• _Short task_
Leave the pictures out and retype the lines from the beginning through the line with "ax.plot(xl, k*xl +", both ends included.
***** Dataset extract
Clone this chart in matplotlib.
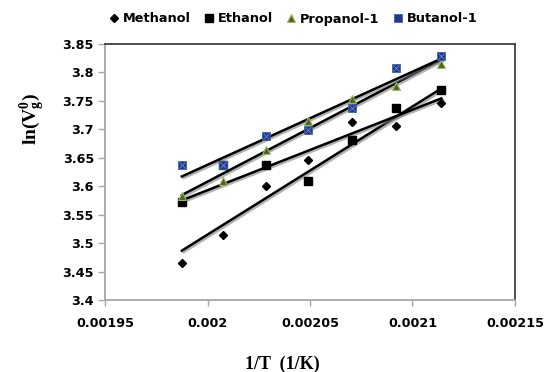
import numpy as np
import matplotlib
matplotlib.use("Agg")
import matplotlib.pyplot as plt
import matplotlib.patheffects as pe
from matplotlib.lines import Line2D

plt.rcParams['mathtext.fontset'] = 'custom'
plt.rcParams['mathtext.rm'] = 'Liberation Serif'
plt.rcParams['mathtext.it'] = 'Liberation Serif:italic'
plt.rcParams['mathtext.bf'] = 'Liberation Serif:bold'

# Data
inv_T = [0.0019875, 0.0020076, 0.0020283, 0.0020492, 0.0020704, 0.0020921, 0.0021141]
methanol = [3.465, 3.515, 3.601, 3.646, 3.713, 3.705, 3.746]
ethanol = [3.573, 3.637, 3.637, 3.610, 3.681, 3.738, 3.769]
propanol = [3.583, 3.610, 3.664, 3.714, 3.753, 3.776, 3.814]
butanol = [3.637, 3.637, 3.689, 3.698, 3.738, 3.807, 3.829]
series_names = ["Methanol", "Ethanol", "Propanol-1", "Butanol-1"]
x_ticks = [0.00195, 0.002, 0.00205, 0.0021, 0.00215]
x_tick_labels = ["0.00195", "0.002", "0.00205", "0.0021", "0.00215"]
y_ticks = [3.4, 3.45, 3.5, 3.55, 3.6, 3.65, 3.7, 3.75, 3.8, 3.85]
y_tick_labels = ["3.4", "3.45", "3.5", "3.55", "3.6", "3.65", "3.7", "3.75", "3.8", "3.85"]

fig = plt.figure(figsize=(5.47, 3.72), dpi=100)
ax = fig.add_axes([105/547, 1-300/372, 410/547, 256/372])

x = np.array(inv_T)
shadow = [pe.SimpleLineShadow(offset=(1.2, -1.2), shadow_color='gray', alpha=0.6), pe.Normal()]

# trendlines (drawn under markers)
for ys in [methanol, ethanol, propanol, butanol]:
    k, b = np.polyfit(x, np.array(ys), 1)
    xl = np.array([x[0], x[-1]])
    ax.plot(xl, k*xl + b, color='black', lw=1.8, zorder=2, path_effects=shadow)

ax.plot(x, methanol, linestyle='none', marker='D', ms=4.2, mfc='black', mec='black', zorder=3)
ax.plot(x, ethanol, linestyle='none', marker='s', ms=5.5, mfc='black', mec='black', zorder=3)
ax.plot(x, propanol, linestyle='none', marker='^', ms=5.5, mfc='#4F6228', mec='#9BBB59', mew=0.8, zorder=4)
ax.plot(x, butanol, linestyle='none', marker='s', ms=6, mfc='#1F3A8A', mec='#3F63B0', mew=0.6, zorder=5)
ax.plot(x, butanol, linestyle='none', marker='x', ms=3.8, mec='#7F97CC', mew=0.5, zorder=6)

ax.set_xlim(0.00195, 0.00215)
ax.set_ylim(3.4, 3.85)
ax.set_xticks(x_ticks)
ax.set_xticklabels(x_tick_labels)
ax.set_yticks(y_ticks)
ax.set_yticklabels(y_tick_labels)

for lab in ax.get_xticklabels() + ax.get_yticklabels():
    lab.set_fontfamily('DejaVu Sans')
    lab.set_fontweight('bold')
    lab.set_fontsize(9.2)
    lab.set_color('black')

ax.tick_params(axis='y', direction='out', length=5, width=1, color='#A6A6A6', pad=3)
ax.tick_params(axis='x', direction='out', length=4, width=1, color='#A6A6A6', pad=8)

for s in ['top', 'right']:
    ax.spines[s].set_color('#404040')
    ax.spines[s].set_linewidth(1.3)
for s in ['left', 'bottom']:
    ax.spines[s].set_color('#A6A6A6')
    ax.spines[s].set_linewidth(1.3)

fig.text(33/547, 1-119/372, r'$\mathbf{ln(V_{g}^{0})}$', rotation=90, ha='center', va='center',
         fontsize=14)
fig.text(282/547, 1-364/372, '1/T  (1/K)', ha='center', va='center', fontsize=13,
         fontfamily='Liberation Serif', fontweight='bold')

handles = [
    Line2D([], [], linestyle='none', marker='D', ms=4.2, mfc='black', mec='black'),
    Line2D([], [], linestyle='none', marker='s', ms=5.5, mfc='black', mec='black'),
    Line2D([], [], linestyle='none', marker='^', ms=5.5, mfc='#4F6228', mec='#9BBB59', mew=0.8),
    Line2D([], [], linestyle='none', marker='s', ms=6, mfc='#1F3A8A', mec='#3F63B0', mew=0.6),
]
leg = fig.legend(handles, series_names, loc='center', bbox_to_anchor=(293/547, 1-19/372), ncol=4,
                 frameon=False, handlelength=0.8, handletextpad=0.3, columnspacing=1.0,
                 prop={'family': 'DejaVu Sans', 'weight': 'bold', 'size': 9.3})

fig.savefig('out.png', dpi=100)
**********
• _Finished exercise_
Clone this chart in matplotlib.
import numpy as np
import matplotlib
matplotlib.use("Agg")
import matplotlib.pyplot as plt
import matplotlib.patheffects as pe
from matplotlib.lines import Line2D

plt.rcParams['mathtext.fontset'] = 'custom'
plt.rcParams['mathtext.rm'] = 'Liberation Serif'
plt.rcParams['mathtext.it'] = 'Liberation Serif:italic'
plt.rcParams['mathtext.bf'] = 'Liberation Serif:bold'

# Data
inv_T = [0.0019875, 0.0020076, 0.0020283, 0.0020492, 0.0020704, 0.0020921, 0.0021141]
methanol = [3.465, 3.515, 3.601, 3.646, 3.713, 3.705, 3.746]
ethanol = [3.573, 3.637, 3.637, 3.610, 3.681, 3.738, 3.769]
propanol = [3.583, 3.610, 3.664, 3.714, 3.753, 3.776, 3.814]
butanol = [3.637, 3.637, 3.689, 3.698, 3.738, 3.807, 3.829]
series_names = ["Methanol", "Ethanol", "Propanol-1", "Butanol-1"]
x_ticks = [0.00195, 0.002, 0.00205, 0.0021, 0.00215]
x_tick_labels = ["0.00195", "0.002", "0.00205", "0.0021", "0.00215"]
y_ticks = [3.4, 3.45, 3.5, 3.55, 3.6, 3.65, 3.7, 3.75, 3.8, 3.85]
y_tick_labels = ["3.4", "3.45", "3.5", "3.55", "3.6", "3.65", "3.7", "3.75", "3.8", "3.85"]

fig = plt.figure(figsize=(5.47, 3.72), dpi=100)
ax = fig.add_axes([105/547, 1-300/372, 410/547, 256/372])

x = np.array(inv_T)
shadow = [pe.SimpleLineShadow(offset=(1.2, -1.2), shadow_color='gray', alpha=0.6), pe.Normal()]

# trendlines (drawn under markers)
for ys in [methanol, ethanol, propanol, butanol]:
    k, b = np.polyfit(x, np.array(ys), 1)
    xl = np.array([x[0], x[-1]])
    ax.plot(xl, k*xl + b, color='black', lw=1.8, zorder=2, path_effects=shadow)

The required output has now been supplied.